Amphotericin B (AMB) was used as a positive control for antifungal activity; Vancomycin (Van) was used as a positive control for antibacterial activity; PDB/LB medium was used as a blank control and MeOH was used as a negative control, respectively.

3.5. Cell Culture and Cytotoxic Assays

Human non-small cell lung cancer cell line A549 and human hepatocarcinoma cell line HepG2 (Wang Xin Lab, Hainan University, Haikou, China) were cultured in Dulbecco’s Modified Eagle Medium (DMEM) supplemented with 10% fetal bovine serum (FBS) (v/v). Cell lines were grown at 37 °C in an atmosphere with 5% CO₂. Adherent cells (5 × 10³ per well) and suspension cells (8 × 10³ cells per well) were seeded into each 96-well plate follower by incubation at 37 °C for 24 h. Subsequently, 100 μL of the sample solution was added into each 96-well plate and then cultured at 37 °C for 72 h. After incubation, 20 μL MTT (5 mg/mL) was added into each 96-well plate and then cultured at 37 °C for 4 h, followed by treatment with 200 μL DMSO for additional 10 min with shaking. Finally, the microplate reader (560 nm) was employed to measure fluorescence intensity. The samples were tested at a concentration of 15 μM to evaluate cytotoxic activity, and if significant inhibitory effect was observed, their IC₅₀ values were subsequently determined.

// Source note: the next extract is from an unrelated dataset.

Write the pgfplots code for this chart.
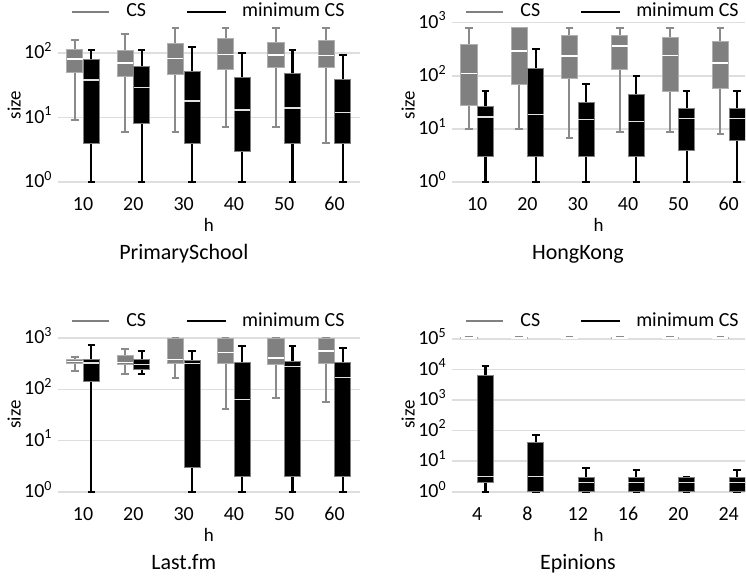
\documentclass[border=0pt]{standalone}
\usepackage{fontspec}
\setmainfont{Carlito}
\usepackage{pgfplots}
\usepackage{pgfplotstable}
\pgfplotsset{compat=1.18}

\definecolor{csgray}{RGB}{128,128,128}
\definecolor{wgray}{RGB}{138,138,138}
\definecolor{edgegray}{RGB}{175,175,175}
\definecolor{gridgray}{RGB}{222,222,222}
\definecolor{medgray}{RGB}{225,225,225}

% PrimarySchool
\pgfplotstableread{
lw lq med uq uw
9.2 50 81 115 157
6 44 70 109 193
6 47 82 141 245
7.1 55 94 169 245
7.1 59 93 148 245
4 59 91 156 245
}\PScs
\pgfplotstableread{
lw lq med uq uw
1 4 38 79 111
1 8 29 61 111
1 4 18 51 124
1 3 13 42 100
1 4 14 48 111
1 4 12 39 93
}\PSmin
% HongKong
\pgfplotstableread{
lw lq med uq uw
10 27.6 111 389 805
10 68 295 805 805
6.9 91 237 585 805
8.9 131 362 585 805
8.9 51.5 240 520 805
8 57 175 450 805
}\HKcs
\pgfplotstableread{
lw lq med uq uw
1 3 16.8 26 52
1 3 18.9 137 318
1 3 15 31 71
1 3 13.9 44 99
1 4 15.9 24 51
1 6 15.9 24 51
}\HKmin
% Last.fm
\pgfplotstableread{
lw lq med uq uw
231 321 351 384 433
202 302 336 460 620
169 326 384 1000 1000
42 316 518 1000 1000
69 307 408 1000 1000
56 316 558 1000 1000
}\LFcs
\pgfplotstableread{
lw lq med uq uw
1 141 326 378 720
202 245 307 378 567
1 3 316 373 550
1 2 63 331 709
1 2 281 346 709
1 2 169 331 629
}\LFmin
% Epinions
\pgfplotstableread{
lw lq med uq uw
103000 103000 108000 113000 113000
103000 103000 108000 113000 113000
103000 103000 108000 113000 113000
103000 103000 108000 113000 113000
103000 103000 108000 113000 113000
103000 103000 108000 113000 113000
}\EPcs
\pgfplotstableread{
lw lq med uq uw
1 2 3.1 6420 13300
1 1 3.1 42 74
1 1 2 3 6
1 1 2 3 5
1 1 2 3 3
1 1 2 3 5
}\EPmin

\pgfplotsset{
  mypanel/.style={
    scale only axis, height=85pt,
    xmin=-0.5,
    axis line style={draw=none}, tick style={draw=none},
    ymajorgrids, grid style={gridgray, line width=0.75pt},
    xtick={0,1,2,3,4,5},
    tick label style={font=\fontsize{10}{12}\selectfont},
    yticklabel style={anchor=base east, inner sep=0pt, xshift=-2.5pt, yshift=-2.8pt},
    xticklabel style={anchor=base, inner sep=0pt, yshift=-10.3pt},
    xlabel={h}, ylabel={size},
    xlabel style={font=\fontsize{9.5}{11}\selectfont, at={(axis description cs:0.5,0)}, anchor=base, yshift=-20.8pt, inner sep=0pt},
    ylabel style={font=\fontsize{9.5}{11}\selectfont, at={(axis description cs:0,0.5)}, anchor=base, yshift=18.7pt, inner sep=0pt},
  },
  cswhisk/.style={draw=wgray, line width=1pt},
  csbox/.style={fill=csgray, draw=edgegray, line width=0.4pt},
  csmed/.style={draw=white, line width=0.7pt},
  minwhisk/.style={draw=black, line width=1.1pt},
  minbox/.style={fill=black, draw=csgray, line width=0.4pt},
  minmed/.style={draw=medgray, line width=0.7pt},
}

% #1 table, #2 row, #3 draw position, #4 style prefix (cs / min)
\newcommand{\onebox}[4]{%
  \pgfplotstablegetelem{#2}{lw}\of#1\let\vlw\pgfplotsretval
  \pgfplotstablegetelem{#2}{lq}\of#1\let\vlq\pgfplotsretval
  \pgfplotstablegetelem{#2}{med}\of#1\let\vmed\pgfplotsretval
  \pgfplotstablegetelem{#2}{uq}\of#1\let\vuq\pgfplotsretval
  \pgfplotstablegetelem{#2}{uw}\of#1\let\vuw\pgfplotsretval
  \pgfmathsetmacro\bxp{#3}%
  \pgfmathsetmacro\bxa{#3-0.16}%
  \pgfmathsetmacro\bxb{#3+0.16}%
  \pgfmathsetmacro\bxc{#3-0.075}%
  \pgfmathsetmacro\bxd{#3+0.075}%
  \edef\tmpplot{%
    \noexpand\addplot[forget plot, #4whisk] coordinates {(\bxp,\vlw) (\bxp,\vlq)};
    \noexpand\addplot[forget plot, #4whisk] coordinates {(\bxp,\vuq) (\bxp,\vuw)};
    \noexpand\addplot[forget plot, #4whisk] coordinates {(\bxc,\vlw) (\bxd,\vlw)};
    \noexpand\addplot[forget plot, #4whisk] coordinates {(\bxc,\vuw) (\bxd,\vuw)};
    \noexpand\addplot[forget plot, #4box] coordinates {(\bxa,\vlq) (\bxb,\vlq) (\bxb,\vuq) (\bxa,\vuq)} -- cycle;
    \noexpand\addplot[forget plot, #4med] coordinates {(\bxa,\vmed) (\bxb,\vmed)};
  }%
  \tmpplot
}

\newcommand{\boxes}[2]{%
  \pgfplotsinvokeforeach{0,1,2,3,4,5}{%
    \onebox{#1}{##1}{##1-0.165}{cs}%
    \onebox{#2}{##1}{##1+0.165}{min}%
  }%
}

% legend and title for axis named #1, title #2
\newcommand{\legtitle}[2]{%
  \draw[csgray, line width=1pt] ([xshift=7pt, yshift=4.2pt]#1.north west) -- ++(18.5pt,0pt);
  \node[anchor=base west, inner sep=0pt, font=\fontsize{10}{12}\selectfont] at ([xshift=34pt, yshift=1.7pt]#1.north west) {CS};
  \draw[black, line width=1pt] ([xshift=64.5pt, yshift=4.2pt]#1.north west) -- ++(19.5pt,0pt);
  \node[anchor=base west, inner sep=0pt, font=\fontsize{10}{12}\selectfont] at ([xshift=92pt, yshift=1.7pt]#1.north west) {minimum CS};
  \node[anchor=base, inner sep=0pt, font=\fontsize{11}{13}\selectfont] at ([xshift=63pt, yshift=-35pt]#1.south west) {#2};
}

\begin{document}
\begin{tikzpicture}
\path (0pt,0pt) rectangle (373pt,288.5pt);

\begin{axis}[mypanel, ymode=log, width=151pt, xmax=5.5,
  name=ps, at={(29pt,193.5pt)}, anchor=south west,
  ymin=0.759, ymax=323.6,
  ytick={1,10,100}, yticklabels={10\textsuperscript{0},10\textsuperscript{1},10\textsuperscript{2}},
  xticklabels={10,20,30,40,50,60}]
\boxes{\PScs}{\PSmin}
\end{axis}

\begin{axis}[mypanel, ymode=log, width=146.75pt, xmax=5.33,
  name=hk, at={(226.25pt,193.5pt)}, anchor=south west,
  ymin=0.716, ymax=1122,
  ytick={1,10,100,1000}, yticklabels={10\textsuperscript{0},10\textsuperscript{1},10\textsuperscript{2},10\textsuperscript{3}},
  xticklabels={10,20,30,40,50,60}]
\boxes{\HKcs}{\HKmin}
\end{axis}

\begin{axis}[mypanel, ymode=log, width=151pt, xmax=5.5,
  name=lf, at={(29pt,38.5pt)}, anchor=south west,
  ymin=0.708, ymax=1455,
  ytick={1,10,100,1000}, yticklabels={10\textsuperscript{0},10\textsuperscript{1},10\textsuperscript{2},10\textsuperscript{3}},
  xticklabels={10,20,30,40,50,60}]
\boxes{\LFcs}{\LFmin}
\end{axis}

\begin{axis}[mypanel, ymode=log, width=146.75pt, xmax=5.33,
  name=ep, at={(226.25pt,38.5pt)}, anchor=south west,
  ymin=0.559, ymax=200000,
  ytick={1,10,100,1000,10000,100000}, yticklabels={10\textsuperscript{0},10\textsuperscript{1},10\textsuperscript{2},10\textsuperscript{3},10\textsuperscript{4},10\textsuperscript{5}},
  xticklabels={4,8,12,16,20,24}]
\boxes{\EPcs}{\EPmin}
\end{axis}

\legtitle{ps}{PrimarySchool}
\legtitle{hk}{HongKong}
\legtitle{lf}{Last.fm}
\legtitle{ep}{Epinions}
\end{tikzpicture}
\end{document}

DMEM medium supplemented with 10% FBS was used as a blank control. Samples were dissolved in MeOH, which was used as a negative control.

4. Conclusions

In summary, fourteen indole derivatives, including two new indole dimers, meribisindole A (4) and meribisindole B (5), were obtained from the deep-sea cold-seep-derived strain H. meridiana OUCLQ22-B7. This study reveals that H. meridiana OUCLQ22-B7 has the ability to produce diverse indole alkaloids, and feeding indole may serve as an effective approach to obtain indole oligomers with better bioactivities. Notably, indole, rather than L-Trp, is the biosynthetic precursor of the oligoindole compounds 3–14 in H. meridiana OUCLQ22-B7, providing a starting point for further study of the tryptophan metabolic and indole oligomers biosynthetic pathways in this strain. In the antimicrobial activity tests, indole dimers 4, 7 and 8 showed significant growth inhibitory activities against the plant pathogen F. oxysporum CICC 41029, whereas compound 11 displayed potent antibacterial activity against S. aureus CCARM 3090. The comparison of their structures and antifungal activities suggested that indole dimers have potent anti-F. oxysporum CICC 41029 activities and substitutes on the bridging methyl carbon influence their activities. This study explored the metabolic potential of a cold-seep-derived Halomonas strain that produces indole derivatives and identified promising molecules for the development of antimicrobial agents.